Disclaimer: This post is a collaboration
The first hour matters more than you think
There’s a particular kind of exhaustion that sets in after a long-haul flight, one that makes every small obstacle feel larger than it is. Queuing for a taxi rank, deciphering ticket machines for an unfamiliar metro system, dragging luggage through crowded concourses—none of it is insurmountable, but all of it adds up. Security queues at Amsterdam Schiphol during summer can stretch to 90 minutes, and mind you, that’s before you’ve even left the terminal. At Heathrow, navigating between five separate terminals is genuinely disorienting for first-time visitors. Paris CDG’s circular terminal design, impressive from the air, has been described less charitably at ground level.
The point isn’t that public transport is bad – it’s often excellent. It’s that arriving tired, in an unfamiliar city, with luggage and no clear plan is a recipe for a frustrating start to what should be a good trip.
The case for pre-arranged transfers
The simplest way to neutralise that first-hour stress is to pre-book a private airport transfer before you travel. The logic is straightforward: someone who already knows where you’re going meets you in arrivals and gets you there directly. Simple. No currency exchanges needed at the machine, no working out which line stops nearest your hotel, no negotiating fares with an unlicensed driver outside the terminal.

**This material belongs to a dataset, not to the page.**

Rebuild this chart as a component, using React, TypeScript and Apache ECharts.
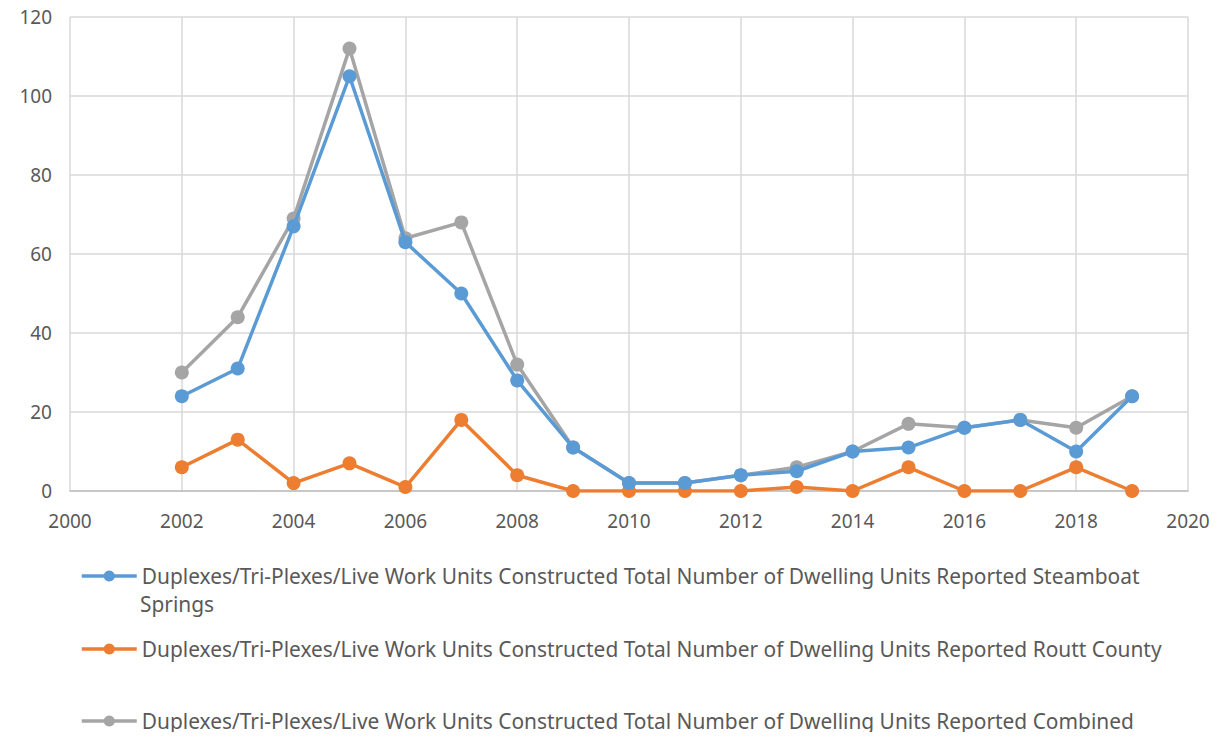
import React, { useEffect, useRef } from "react";
import * as echarts from "echarts";

const years = [2002, 2003, 2004, 2005, 2006, 2007, 2008, 2009, 2010, 2011, 2012, 2013, 2014, 2015, 2016, 2017, 2018, 2019];
const steamboat = [24, 31, 67, 105, 63, 50, 28, 11, 2, 2, 4, 5, 10, 11, 16, 18, 10, 24];
const routt = [6, 13, 2, 7, 1, 18, 4, 0, 0, 0, 0, 1, 0, 6, 0, 0, 6, 0];
const combined = [30, 44, 69, 112, 64, 68, 32, 11, 2, 2, 4, 6, 10, 17, 16, 18, 16, 24];

const names = [
  "Duplexes/Tri-Plexes/Live Work Units Constructed Total Number of Dwelling Units Reported Steamboat Springs",
  "Duplexes/Tri-Plexes/Live Work Units Constructed Total Number of Dwelling Units Reported Routt County",
  "Duplexes/Tri-Plexes/Live Work Units Constructed Total Number of Dwelling Units Reported Combined",
];
const colors = ["#5b9bd5", "#ed7d31", "#a5a5a5"];
const seriesData = [steamboat, routt, combined];

const FONT = "Noto Sans";
const LEGEND_FS = 20.9;

export default function App() {
  const ref = useRef<HTMLDivElement>(null);
  useEffect(() => {
    const chart = echarts.init(ref.current!, null, { renderer: "svg" });
    const legendTops = [565, 638, 710];
    chart.setOption({
      animation: false,
      grid: { left: 70, right: 33, top: 17, bottom: 249, containLabel: false },
      xAxis: {
        type: "value",
        min: 2000,
        max: 2020,
        interval: 2,
        axisLine: { show: true, lineStyle: { color: "#bfbfbf", width: 1.5 } },
        axisTick: { show: false },
        splitLine: { show: true, lineStyle: { color: "#d9d9d9", width: 1.5 } },
        axisLabel: {
          color: "#595959",
          fontSize: 19,
          fontFamily: FONT,
          margin: 20,
          formatter: (v: number) => String(v),
        },
      },
      yAxis: {
        type: "value",
        min: 0,
        max: 120,
        interval: 20,
        axisLine: { show: false },
        axisTick: { show: false },
        splitLine: { show: true, lineStyle: { color: "#d9d9d9", width: 1.5 } },
        axisLabel: { color: "#595959", fontSize: 19, fontFamily: FONT, margin: 18 },
      },
      legend: names.map((n, i) => ({
        data: [n],
        left: 80,
        top: legendTops[i],
        padding: 0,
        itemWidth: 55,
        itemHeight: 14,
        itemGap: 0,
        lineStyle: { width: 3.5 },
        formatter: (name: string) => (i === 0 ? name.replace(" Springs", "") : name),
        textStyle: { color: "#595959", fontSize: LEGEND_FS, fontFamily: FONT, lineHeight: 22 },
      })),
      graphic: [
        {
          type: "text",
          left: 140,
          top: 593,
          style: { text: "Springs", fill: "#595959", fontSize: LEGEND_FS, fontFamily: FONT, lineHeight: 22 },
        },
      ],
      series: names.map((n, i) => ({
        name: n,
        type: "line",
        data: years.map((y, j) => [y, seriesData[i][j]]),
        symbol: "circle",
        symbolSize: 14,
        lineStyle: { color: colors[i], width: 3.5 },
        itemStyle: { color: colors[i] },
        z: i === 2 ? 1 : 3 - i,
      })),
    });
    return () => chart.dispose();
  }, []);
  return <div ref={ref} style={{ width: 1221, height: 740, margin: -8 }} />;
}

For cities like Madrid – where Barajas Airport has grown capacity by 7% in 2026 and passenger volumes have surged accordingly – the queues at taxi ranks have grown proportionally. Barcelona, Frankfurt, and Rome tell a similar story: airports that were already busy are now handling more people than ever before. A pre-arranged transfer sidesteps all of that: you walk out of arrivals, someone is already there, and the negotiation is done.

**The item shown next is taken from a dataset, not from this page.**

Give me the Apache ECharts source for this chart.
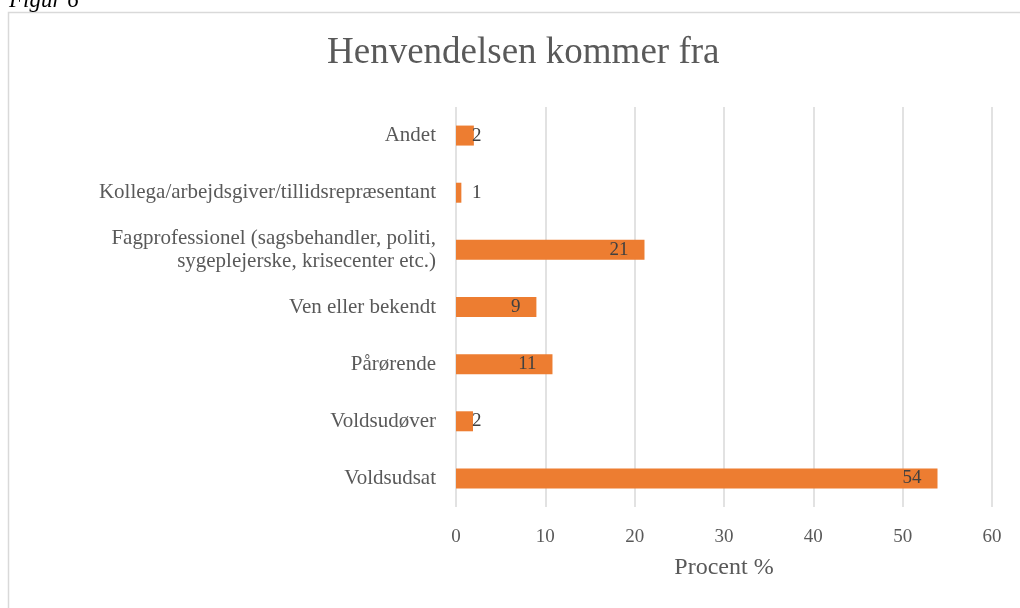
<!DOCTYPE html>
<html lang="da">
<head>
    <meta charset="utf-8">
    <title>Henvendelsen kommer fra</title>
    <script src="https://cdn.jsdelivr.net/npm/echarts@6/dist/echarts.min.js"></script>
    <style>
        html, body { margin: 0; padding: 0; background: #fff; }
        #chart { width: 1020px; height: 608px; }
    </style>
</head>
<body>
<div id="chart"></div>
<script>
    // kategorier (nederst -> øverst)
    const categories = [
        'Voldsudsat',
        'Voldsudøver',
        'Pårørende',
        'Ven eller bekendt',
        'Fagprofessionel (sagsbehandler, politi,\nsygeplejerske, krisecenter etc.)',
        'Kollega/arbejdsgiver/tillidsrepræsentant',
        'Andet'
    ];
    const values = [53.9, 1.9, 10.8, 9.0, 21.1, 0.6, 2.0];
    const xTicks = [0, 10, 20, 30, 40, 50, 60];

    const FONT = '"Liberation Serif", "DejaVu Serif", serif';
    const TXT = '#595959';

    const chart = echarts.init(document.getElementById('chart'));

    const option = {
        backgroundColor: '#fff',
        textStyle: { fontFamily: FONT },
        title: {
            text: 'Henvendelsen kommer fra',
            left: 322,
            top: 30,
            textStyle: { fontFamily: FONT, fontSize: 37, fontWeight: 'normal', color: TXT }
        },
        graphic: [
            {
                type: 'rect',
                shape: { x: 8.5, y: 12.5, width: 1030, height: 620 },
                style: { fill: null, stroke: '#d9d9d9', lineWidth: 1.5 }
            },
            {
                type: 'text',
                left: 9,
                top: -11,
                style: { text: 'Figur 6', font: 'italic 23px ' + FONT, fill: '#000' }
            }
        ],
        grid: { left: 456, right: 28, top: 107, bottom: 101 },
        xAxis: {
            type: 'value',
            min: xTicks[0],
            max: xTicks[xTicks.length - 1],
            interval: 10,
            name: 'Procent %',
            nameLocation: 'middle',
            nameGap: 49,
            nameTextStyle: { fontFamily: FONT, fontSize: 24, color: TXT },
            axisLine: { show: false },
            axisTick: { show: false },
            axisLabel: { fontFamily: FONT, fontSize: 19, color: TXT, margin: 21 },
            splitLine: { lineStyle: { color: '#d9d9d9', width: 1.5 } }
        },
        yAxis: {
            type: 'category',
            data: categories,
            axisLine: { show: false },
            axisTick: { show: false },
            axisLabel: { fontFamily: FONT, fontSize: 21, color: TXT, margin: 20, lineHeight: 23 }
        },
        series: [{
            type: 'bar',
            data: values.map(v => ({
                value: v,
                label: v < 5
                    ? { position: 'insideLeft', distance: 16 }
                    : { position: 'insideRight', distance: 16 }
            })),
            barWidth: 20,
            itemStyle: { color: '#ED7D31' },
            label: {
                show: true,
                fontFamily: FONT,
                fontSize: 19,
                color: '#404040',
                formatter: p => Math.round(p.value) || 1
            }
        }]
    };

    chart.setOption(option);
</script>
</body>
</html>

City-by-City: what to know before you land
Each of Europe’s major airport cities has its own character when it comes to ground transport.
London offers the Heathrow Express: fast, reliable, every fifteen minutes into Paddington. But it’s expensive, and if your hotel isn’t near a central London terminus, you’re still transferring.

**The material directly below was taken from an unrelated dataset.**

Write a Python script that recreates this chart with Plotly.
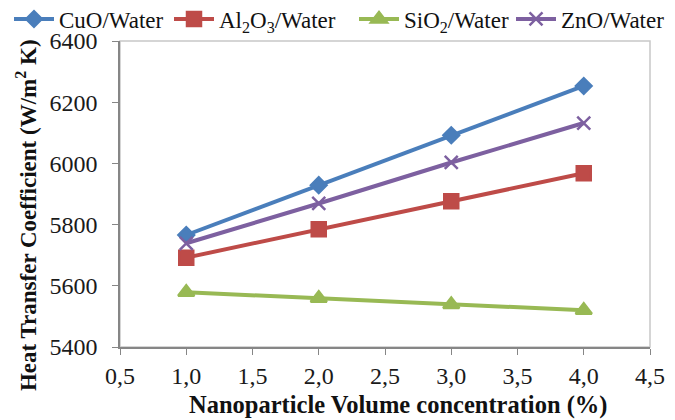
import plotly.graph_objects as go

concentration = [1.0, 2.0, 3.0, 4.0]
cuo_water = [5766, 5929, 6092, 6253]
al2o3_water = [5692, 5785, 5876, 5968]
sio2_water = [5579, 5559, 5539, 5520]
zno_water = [5739, 5869, 6003, 6132]

x_title = "<b>Nanoparticle Volume concentration (%)</b>"
y_title = "<b>Heat Transfer Coefficient (W/m<sup>2</sup> K)</b>"

series = [
    ("CuO/Water", cuo_water, "#4a7ebb", "diamond", 12, "legend"),
    ("Al<sub>2</sub>O<sub>3</sub>/Water", al2o3_water, "#be4b48", "square", 14, "legend2"),
    ("SiO<sub>2</sub>/Water", sio2_water, "#98b954", "triangle-up", 14, "legend3"),
    ("ZnO/Water", zno_water, "#7d60a0", "x-thin", 13, "legend4"),
]
legend_x_px = [1, 161, 346, 503]

font_family = "Liberation Serif"
# the page body adds an 8px margin, so the figure is drawn 8px smaller
W, H = 667, 412

fig = go.Figure()
for name, vals, color, sym, size, lg in series:
    fig.add_trace(go.Scatter(
        x=concentration, y=vals, name=name, mode="lines+markers", legend=lg,
        line=dict(color=color, width=4),
        marker=dict(symbol=sym, size=size, color=color,
                    line=dict(color=color, width=2.5)),
    ))

legend_common = dict(orientation="h", xref="container", yref="container",
                     yanchor="middle", xanchor="left", y=1 - 11 / H,
                     font=dict(size=23, family=font_family, color="#111"),
                     itemwidth=40, bgcolor="rgba(0,0,0,0)")
legends = {}
for (name, vals, color, sym, size, lg), xp in zip(series, legend_x_px):
    legends[lg] = dict(legend_common, x=xp / W)

fig.update_layout(
    width=W, height=H,
    margin=dict(l=112, r=25, t=33, b=73, autoexpand=False),
    paper_bgcolor="white", plot_bgcolor="white",
    separators=",.",
    font=dict(family=font_family, size=24, color="#1a1a1a"),
    showlegend=True,
    shapes=[dict(type="rect", xref="paper", yref="paper", x0=0, x1=1, y0=0, y1=1,
                 line=dict(color="#c8c8c8", width=1.5), layer="below")],
    annotations=[
        dict(text=x_title, xref="paper", yref="paper", x=0.526, y=0, yshift=-58,
             xanchor="center", yanchor="middle", showarrow=False,
             font=dict(size=24.5, family=font_family, color="#111")),
        dict(text=y_title, xref="paper", yref="paper", x=0, xshift=-94, y=0.431,
             xanchor="center", yanchor="middle", textangle=-90, showarrow=False,
             font=dict(size=23, family=font_family, color="#111")),
    ],
    **legends,
)
fig.update_xaxes(
    range=[0.5, 4.5], dtick=0.5, tick0=0.5, tickformat=".1f",
    showgrid=False, zeroline=False, automargin=False,
    showline=True, linecolor="#868686", linewidth=1.5,
    ticks="outside", ticklen=6, tickcolor="#868686",
    tickfont=dict(size=24, family=font_family, color="#1a1a1a"),
)
fig.update_yaxes(
    range=[5400, 6400], dtick=200, tickformat="d",
    showgrid=False, zeroline=False, automargin=False,
    showline=True, linecolor="#868686", linewidth=1.5,
    ticks="outside", ticklen=6, tickcolor="#868686", ticklabelstandoff=10,
    tickfont=dict(size=24, family=font_family, color="#1a1a1a"),
)

fig.write_html("out.html")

Paris has the RER B into the city centre, which works well if you know the system and aren’t carrying much. If you don’t, CDG can feel labyrinthine.
Amsterdam is arguably the smoothest for public transport: trains depart for the city centre every ten minutes from Schiphol and the single-terminal layout helps. Still, peak-season crowds test even the most organised traveller.
Frankfurt has ICE trains running directly from beneath the terminal, which is genuinely impressive infrastructure. But you need to know about it in advance to use it effectively.
In every case, the traveller who arrives with a plan – whatever form that takes – has a measurably better experience than the one who just goes with the flow.
The practical takeaway
None of this is about luxury. A pre-arranged transfer isn’t necessarily more expensive than a taxi when you factor in surge pricing, and it’s almost always less stressful than public transport with luggage at the end of a long journey. The question worth asking before any European city trip is simple: what’s the first hour going to look like? If the honest answer sounds something like “I don’t know”, it’s worth removing that uncertainty in advance. A good trip rarely begins by accident.